La imagen está detenida y tú en plena acción, tu brazo estirado, tu mano apretando un gabete del que has tirado y, en el aire, a punto de azotar el de tu contrincante, está tu gallito, un poco escascarado porque accidentalmente lo raspaste al sacarlo de la vaina de algarroba. Míralo cómo vuela.
Eres el menor de la calle. O, por lo menos, de ese grupo de vecinos. Te encantaría ganar. Casi nunca ganas. Hasta ese momento. En ese instante, lo crees posible. Pones, por un segundo, todas tus esperanzas en esa semilla dura.
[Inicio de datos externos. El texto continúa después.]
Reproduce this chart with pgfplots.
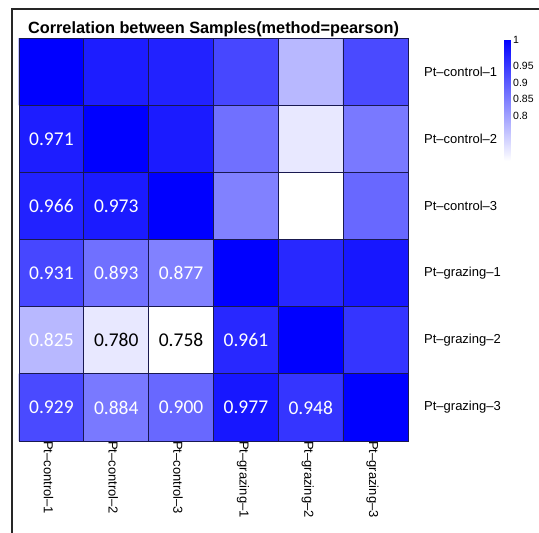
\documentclass[border=0pt]{standalone}
\usepackage{fontspec}
\setmainfont{Liberation Sans}
\newfontfamily\carlito{Carlito}
\usepackage{pgfplots}
\pgfplotsset{compat=1.18}
\usepackage{pgfplotstable}

\pgfplotstableread{
x y v
0 0 1
1 0 0.971
2 0 0.966
3 0 0.931
4 0 0.825
5 0 0.929
0 1 0.971
1 1 1
2 1 0.973
3 1 0.893
4 1 0.780
5 1 0.884
0 2 0.966
1 2 0.973
2 2 1
3 2 0.877
4 2 0.758
5 2 0.900
0 3 0.931
1 3 0.893
2 3 0.877
3 3 1
4 3 0.961
5 3 0.977
0 4 0.825
1 4 0.780
2 4 0.758
3 4 0.961
4 4 1
5 4 0.948
0 5 0.929
1 5 0.884
2 5 0.900
3 5 0.977
4 5 0.948
5 5 1
}\corr

\pgfplotstableread{
x y lab
0 1 0.971
0 2 0.966
1 2 0.973
0 3 0.931
1 3 0.893
2 3 0.877
0 4 0.825
3 4 0.961
0 5 0.929
1 5 0.884
2 5 0.900
3 5 0.977
4 5 0.948
}\whitelab

\pgfplotstableread{
x y lab
1 4 0.780
2 4 0.758
}\blacklab

\definecolor{cellline}{RGB}{25,25,80}

\begin{document}
\begin{tikzpicture}
\useasboundingbox (0pt,0pt) rectangle (539pt,533pt);
\draw[line width=2pt,black!85] (12pt,0pt) -- (12pt,523.5pt) -- (539pt,523.5pt);
\node[anchor=base,font=\bfseries\fontsize{16.3}{19}\selectfont] at (213.5pt,499.7pt) {Correlation between Samples(method=pearson)};
\begin{axis}[
  at={(19pt,92pt)}, anchor=south west,
  scale only axis, width=389pt, height=403pt,
  xmin=-0.5, xmax=5.5, ymin=-0.5, ymax=5.5,
  y dir=reverse,
  axis on top,
  enlargelimits=false,
  colormap={bw}{rgb255=(255,255,255) rgb255=(0,0,255)},
  point meta min=0.758, point meta max=1,
  xtick={0,...,5}, ytick={0,...,5},
  xticklabels={Pt–control–1,Pt–control–2,Pt–control–3,Pt–grazing–1,Pt–grazing–2,Pt–grazing–3},
  yticklabels={Pt–control–1,Pt–control–2,Pt–control–3,Pt–grazing–1,Pt–grazing–2,Pt–grazing–3},
  yticklabel pos=right,
  major tick length=0pt, minor tick length=0pt,
  minor xtick={0.5,1.5,2.5,3.5,4.5},
  minor ytick={0.5,1.5,2.5,3.5,4.5},
  xminorgrids=true, yminorgrids=true,
  minor grid style={cellline, line width=0.9pt},
  axis line style={cellline, line width=0.9pt},
  xticklabel style={rotate=-90, anchor=west, inner sep=0pt, yshift=-3pt, font=\fontsize{13}{15}\selectfont},
  yticklabel style={anchor=west, inner sep=0pt, xshift=16pt, font=\fontsize{13}{15}\selectfont},
  /pgf/number format/assume math mode=true,
  colorbar right,
  colorbar style={
    at={(parent axis.north east)}, anchor=north west,
    xshift=88pt, yshift=-1pt,
    width=6pt, height=122pt,
    ytick={0.998,0.9464,0.9133,0.8804,0.8478},
    yticklabels={1,0.95,0.9,0.85,0.8},
    major tick length=0pt,
    axis line style={draw=none},
    yticklabel style={font=\fontsize{10.5}{12}\selectfont, inner sep=2.5pt},
    /pgf/number format/assume math mode=true,
  },
]
\addplot[matrix plot*, mesh/cols=6, point meta=explicit] table[x=x, y=y, meta=v] {\corr};
\addplot[draw=none, no markers, nodes near coords, point meta=explicit symbolic,
  every node near coord/.append style={anchor=center, text=white, font=\carlito\fontsize{19.5}{23}\selectfont}]
  table[x=x, y=y, meta=lab] {\whitelab};
\addplot[draw=none, no markers, nodes near coords, point meta=explicit symbolic,
  every node near coord/.append style={anchor=center, text=black, font=\carlito\fontsize{19.5}{23}\selectfont}]
  table[x=x, y=y, meta=lab] {\blacklab};
\end{axis}
\end{tikzpicture}
\end{document}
Imaginas que si ganas te tomarán un poquito más en serio.
Entonces la imagen se activa; se lanza hacia delante, como si pasara de Pausa a Fast Forward, echando a un lado el Play. Tu gallito le pega, con fuerza, al del otro. Una nube de polvo se levanta. Vuelan pedazos de cáscara. No sueltas el gabete. Tu vecino tampoco. No quieres mirar, pero miras. Tu gallito está clavado en el de él.
Parpadeas y el minuto insiste en pasar y te sorprendes al ver que tu gallito, en cuestión de nada, se deshace, se desmorona. El de tu contrincante permanece intacto. Perdiste otra vez.
Te acuerdas de esto tras un sueño, tantos años después. Ese encuentro lo recuerdas claramente. ¿Fue esa la última vez que jugaste? Es posible. ¿Cómo se jugaban los gallitos exactamente? Se te hace difícil precisarlo. Estás casi seguro de que ni tan siquiera los habías pensado en una década. Lo buscas en YouTube. Hay un video. Lo ves. Te ríes. Sientes la necesidad de ponerlo en Facebook. Otros se ríen y comentan.
Decides escribir de ello. No es nostalgia, lo sabes. Es, en todo caso, un intento, en estos días en los que todo está en juego, en venta, de registrarlo, de incluirlo en un inventario que fije la antigua forma de tus días. ¿De nuestros días?